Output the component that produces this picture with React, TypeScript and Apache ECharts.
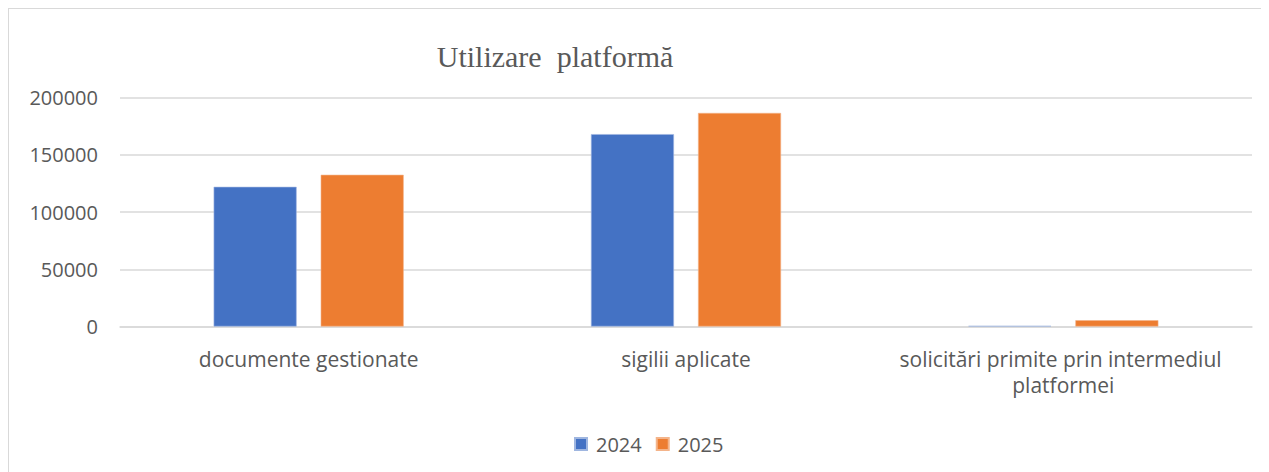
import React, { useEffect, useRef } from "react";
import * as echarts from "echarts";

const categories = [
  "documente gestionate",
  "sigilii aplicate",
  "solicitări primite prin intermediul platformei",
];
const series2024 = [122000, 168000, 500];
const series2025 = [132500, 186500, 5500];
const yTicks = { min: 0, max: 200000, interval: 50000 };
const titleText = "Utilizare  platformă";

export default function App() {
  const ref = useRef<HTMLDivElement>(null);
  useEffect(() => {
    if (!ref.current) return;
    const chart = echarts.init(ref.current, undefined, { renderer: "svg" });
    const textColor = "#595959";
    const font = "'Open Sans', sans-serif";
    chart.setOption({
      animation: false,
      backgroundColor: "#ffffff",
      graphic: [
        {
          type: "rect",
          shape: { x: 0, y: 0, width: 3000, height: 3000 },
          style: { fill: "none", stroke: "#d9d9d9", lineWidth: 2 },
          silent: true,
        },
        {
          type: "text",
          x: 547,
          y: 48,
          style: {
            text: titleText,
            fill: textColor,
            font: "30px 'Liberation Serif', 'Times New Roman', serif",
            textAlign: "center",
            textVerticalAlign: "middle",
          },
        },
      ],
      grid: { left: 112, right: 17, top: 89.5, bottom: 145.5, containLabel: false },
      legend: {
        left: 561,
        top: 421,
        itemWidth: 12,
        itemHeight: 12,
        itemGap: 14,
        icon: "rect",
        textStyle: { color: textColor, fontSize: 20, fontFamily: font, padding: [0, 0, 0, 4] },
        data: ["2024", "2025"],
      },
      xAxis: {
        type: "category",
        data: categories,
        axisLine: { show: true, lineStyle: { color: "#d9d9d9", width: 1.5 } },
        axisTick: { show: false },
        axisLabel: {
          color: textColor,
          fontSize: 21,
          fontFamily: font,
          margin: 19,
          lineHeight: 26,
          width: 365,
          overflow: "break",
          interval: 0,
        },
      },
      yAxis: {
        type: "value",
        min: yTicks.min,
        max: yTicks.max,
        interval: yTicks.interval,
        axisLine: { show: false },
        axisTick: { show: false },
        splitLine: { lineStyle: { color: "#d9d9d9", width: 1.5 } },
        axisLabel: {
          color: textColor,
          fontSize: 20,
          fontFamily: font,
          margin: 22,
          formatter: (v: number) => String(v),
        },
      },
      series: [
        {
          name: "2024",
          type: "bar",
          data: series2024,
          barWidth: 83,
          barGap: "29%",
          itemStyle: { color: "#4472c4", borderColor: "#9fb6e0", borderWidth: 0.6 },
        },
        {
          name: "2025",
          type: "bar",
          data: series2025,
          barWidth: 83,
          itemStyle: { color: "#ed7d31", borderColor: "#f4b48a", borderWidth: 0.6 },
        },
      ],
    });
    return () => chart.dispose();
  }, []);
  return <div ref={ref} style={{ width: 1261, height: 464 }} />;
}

• What this task involves: Write out the material above again, word for word, minus its pictures.

• Finished answer:
Output the component that produces this picture with React, TypeScript and Apache ECharts.
import React, { useEffect, useRef } from "react";
import * as echarts from "echarts";

const categories = [
  "documente gestionate",
  "sigilii aplicate",
  "solicitări primite prin intermediul platformei",
];
const series2024 = [122000, 168000, 500];
const series2025 = [132500, 186500, 5500];
const yTicks = { min: 0, max: 200000, interval: 50000 };
const titleText = "Utilizare  platformă";

export default function App() {
  const ref = useRef<HTMLDivElement>(null);
  useEffect(() => {
    if (!ref.current) return;
    const chart = echarts.init(ref.current, undefined, { renderer: "svg" });
    const textColor = "#595959";
    const font = "'Open Sans', sans-serif";
    chart.setOption({
      animation: false,
      backgroundColor: "#ffffff",
      graphic: [
        {
          type: "rect",
          shape: { x: 0, y: 0, width: 3000, height: 3000 },
          style: { fill: "none", stroke: "#d9d9d9", lineWidth: 2 },
          silent: true,
        },
        {
          type: "text",
          x: 547,
          y: 48,
          style: {
            text: titleText,
            fill: textColor,
            font: "30px 'Liberation Serif', 'Times New Roman', serif",
            textAlign: "center",
            textVerticalAlign: "middle",
          },
        },
      ],
      grid: { left: 112, right: 17, top: 89.5, bottom: 145.5, containLabel: false },
      legend: {
        left: 561,
        top: 421,
        itemWidth: 12,
        itemHeight: 12,
        itemGap: 14,
        icon: "rect",
        textStyle: { color: textColor, fontSize: 20, fontFamily: font, padding: [0, 0, 0, 4] },
        data: ["2024", "2025"],
      },
      xAxis: {
        type: "category",
        data: categories,
        axisLine: { show: true, lineStyle: { color: "#d9d9d9", width: 1.5 } },
        axisTick: { show: false },
        axisLabel: {
          color: textColor,
          fontSize: 21,
          fontFamily: font,
          margin: 19,
          lineHeight: 26,
          width: 365,
          overflow: "break",
          interval: 0,
        },
      },
      yAxis: {
        type: "value",
        min: yTicks.min,
        max: yTicks.max,
        interval: yTicks.interval,
        axisLine: { show: false },
        axisTick: { show: false },
        splitLine: { lineStyle: { color: "#d9d9d9", width: 1.5 } },
        axisLabel: {
          color: textColor,
          fontSize: 20,
          fontFamily: font,
          margin: 22,
          formatter: (v: number) => String(v),
        },
      },
      series: [
        {
          name: "2024",
          type: "bar",
          data: series2024,
          barWidth: 83,
          barGap: "29%",
          itemStyle: { color: "#4472c4", borderColor: "#9fb6e0", borderWidth: 0.6 },
        },
        {
          name: "2025",
          type: "bar",
          data: series2025,
          barWidth: 83,
          itemStyle: { color: "#ed7d31", borderColor: "#f4b48a", borderWidth: 0.6 },
        },
      ],
    });
    return () => chart.dispose();
  }, []);
  return <div ref={ref} style={{ width: 1261, height: 464 }} />;
}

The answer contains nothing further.